WRITTEN PROBLEM:
Retype, exactly as they stand, the lines from the start of the data to the line that contains "return (H - y) / H", both ends included. Leave the pictures out.

INFORMATION SUPPLIED:
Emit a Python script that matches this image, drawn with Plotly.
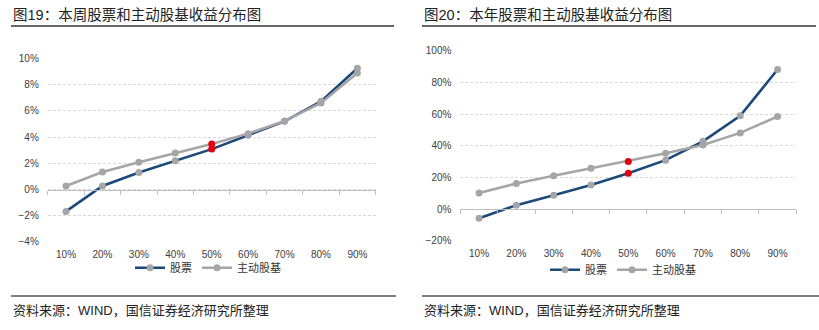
import plotly.graph_objects as go

cats = ["10%", "20%", "30%", "40%", "50%", "60%", "70%", "80%", "90%"]
week_stock = [-1.67, 0.27, 1.30, 2.19, 3.08, 4.14, 5.20, 6.72, 9.25]
week_fund = [0.27, 1.33, 2.07, 2.78, 3.47, 4.26, 5.22, 6.60, 8.89]
year_stock = [-5.7, 2.6, 8.8, 15.3, 22.7, 31.0, 42.9, 59.0, 88.2]
year_fund = [10.2, 16.3, 21.2, 25.9, 30.2, 35.3, 40.6, 48.2, 58.6]
names = ["股票", "主动股基"]
titles = ["图19：本周股票和主动股基收益分布图", "图20：本年股票和主动股基收益分布图"]
source = "资料来源：WIND，国信证券经济研究所整理"

W, H = 819, 330
BLUE = "#1B4A7A"
GRAY = "#A5A5A5"
RED = "#E3000F"
FONT = "Liberation Sans, Noto Sans CJK SC, sans-serif"

def px(x):
    return x / W

def py(y):
    return (H - y) / H

marker_colors = [RED if c == "50%" else GRAY for c in cats]

fig = go.Figure()

panels = [
    dict(stock=week_stock, fund=week_fund, xd=[px(47.8), px(375.6)], yd=[py(244.4), py(55)],
         rng=[-4, 10], dt=2, legend="legend", xa="x", ya="y", xz="x3"),
    dict(stock=year_stock, fund=year_fund, xd=[px(460.4), px(796.2)], yd=[py(243.3), py(47.3)],
         rng=[-20, 100], dt=20, legend="legend2", xa="x2", ya="y2", xz="x4"),
]

for p in panels:
    for vals, col, nm in [(p["stock"], BLUE, names[0]), (p["fund"], GRAY, names[1])]:
        fig.add_trace(go.Scatter(
            x=cats, y=vals, name=nm, mode="lines+markers",
            line=dict(color=col, width=2.6),
            marker=dict(color=marker_colors, size=7, line=dict(width=0)),
            xaxis=p["xa"], yaxis=p["ya"], legend=p["legend"], cliponaxis=False,
        ))
    # invisible trace carrying the zero-line axis
    fig.add_trace(go.Scatter(
        x=cats, y=p["stock"], mode="lines", line=dict(width=0), opacity=0,
        showlegend=False, hoverinfo="skip", xaxis=p["xz"], yaxis=p["ya"],
    ))

axis_font = dict(family=FONT, size=10, color="#404040")

def ylayout(p):
    return dict(domain=p["yd"], range=p["rng"], dtick=p["dt"], ticksuffix="%",
                showgrid=True, gridcolor="#D9D9D9", griddash="3px,2px", gridwidth=1,
                zeroline=False, showline=False, ticks="", tickfont=axis_font,
                ticklabelstandoff=8, fixedrange=True)

def xlayout(p):
    return dict(domain=p["xd"], type="category", categoryarray=cats, range=[-0.5, 8.5],
                showgrid=False, zeroline=False, showline=False, ticks="",
                tickfont=axis_font, ticklabelstandoff=5, fixedrange=True)

def zlayout(p, overlay, ya):
    frac = (0 - p["rng"][0]) / (p["rng"][1] - p["rng"][0])
    pos = p["yd"][0] + frac * (p["yd"][1] - p["yd"][0])
    return dict(domain=p["xd"], type="category", categoryarray=cats, range=[-0.5, 8.5],
                overlaying=overlay, anchor="free", position=pos,
                showgrid=False, zeroline=False, showline=True, linecolor="#BFBFBF",
                linewidth=1, ticks="outside", tickson="boundaries", ticklen=4,
                tickcolor="#BFBFBF", tickwidth=1, showticklabels=False, fixedrange=True)

p1, p2 = panels
fig.update_layout(
    width=W, height=H, margin=dict(l=0, r=0, t=0, b=0),
    paper_bgcolor="white", plot_bgcolor="white",
    font=dict(family=FONT, color="#333333"),
    xaxis=xlayout(p1), yaxis=dict(ylayout(p1), anchor="x"),
    xaxis2=dict(xlayout(p2), anchor="y2"), yaxis2=dict(ylayout(p2), anchor="x2"),
    xaxis3=zlayout(p1, "x", "y"), xaxis4=zlayout(p2, "x2", "y2"),
    legend=dict(orientation="h", x=px(130), y=py(271), xanchor="left", yanchor="middle",
                font=dict(family=FONT, size=11, color="#333333"), bgcolor="rgba(0,0,0,0)",
                itemwidth=30, tracegroupgap=0),
    legend2=dict(orientation="h", x=px(545), y=py(273), xanchor="left", yanchor="middle",
                 font=dict(family=FONT, size=11, color="#333333"), bgcolor="rgba(0,0,0,0)",
                 itemwidth=30, tracegroupgap=0),
    showlegend=True,
)

for x0, x1, title in [(11, 394, titles[0]), (422, 816, titles[1])]:
    fig.add_annotation(text=title, x=px(x0), y=py(10.5), xref="paper", yref="paper",
                       xanchor="left", yanchor="middle", showarrow=False,
                       font=dict(family=FONT, size=14.5, color="#222222"))
    fig.add_shape(type="line", xref="paper", yref="paper", x0=px(x0), x1=px(x1),
                  y0=py(21.7), y1=py(21.7), line=dict(color="#333333", width=1.5))

for x0, x1 in [(11, 396), (422, 819)]:
    fig.add_shape(type="line", xref="paper", yref="paper", x0=px(x0), x1=px(x1),
                  y0=py(300), y1=py(300), line=dict(color="#7F7F7F", width=2))
    fig.add_annotation(text=source, x=px(x0), y=py(315), xref="paper", yref="paper",
                       xanchor="left", yanchor="middle", showarrow=False,
                       font=dict(family=FONT, size=13, color="#222222"))

fig.write_html("out.html")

ANSWER TO THIS TASK:
Emit a Python script that matches this image, drawn with Plotly.
import plotly.graph_objects as go

cats = ["10%", "20%", "30%", "40%", "50%", "60%", "70%", "80%", "90%"]
week_stock = [-1.67, 0.27, 1.30, 2.19, 3.08, 4.14, 5.20, 6.72, 9.25]
week_fund = [0.27, 1.33, 2.07, 2.78, 3.47, 4.26, 5.22, 6.60, 8.89]
year_stock = [-5.7, 2.6, 8.8, 15.3, 22.7, 31.0, 42.9, 59.0, 88.2]
year_fund = [10.2, 16.3, 21.2, 25.9, 30.2, 35.3, 40.6, 48.2, 58.6]
names = ["股票", "主动股基"]
titles = ["图19：本周股票和主动股基收益分布图", "图20：本年股票和主动股基收益分布图"]
source = "资料来源：WIND，国信证券经济研究所整理"

W, H = 819, 330
BLUE = "#1B4A7A"
GRAY = "#A5A5A5"
RED = "#E3000F"
FONT = "Liberation Sans, Noto Sans CJK SC, sans-serif"

def px(x):
    return x / W

def py(y):
    return (H - y) / H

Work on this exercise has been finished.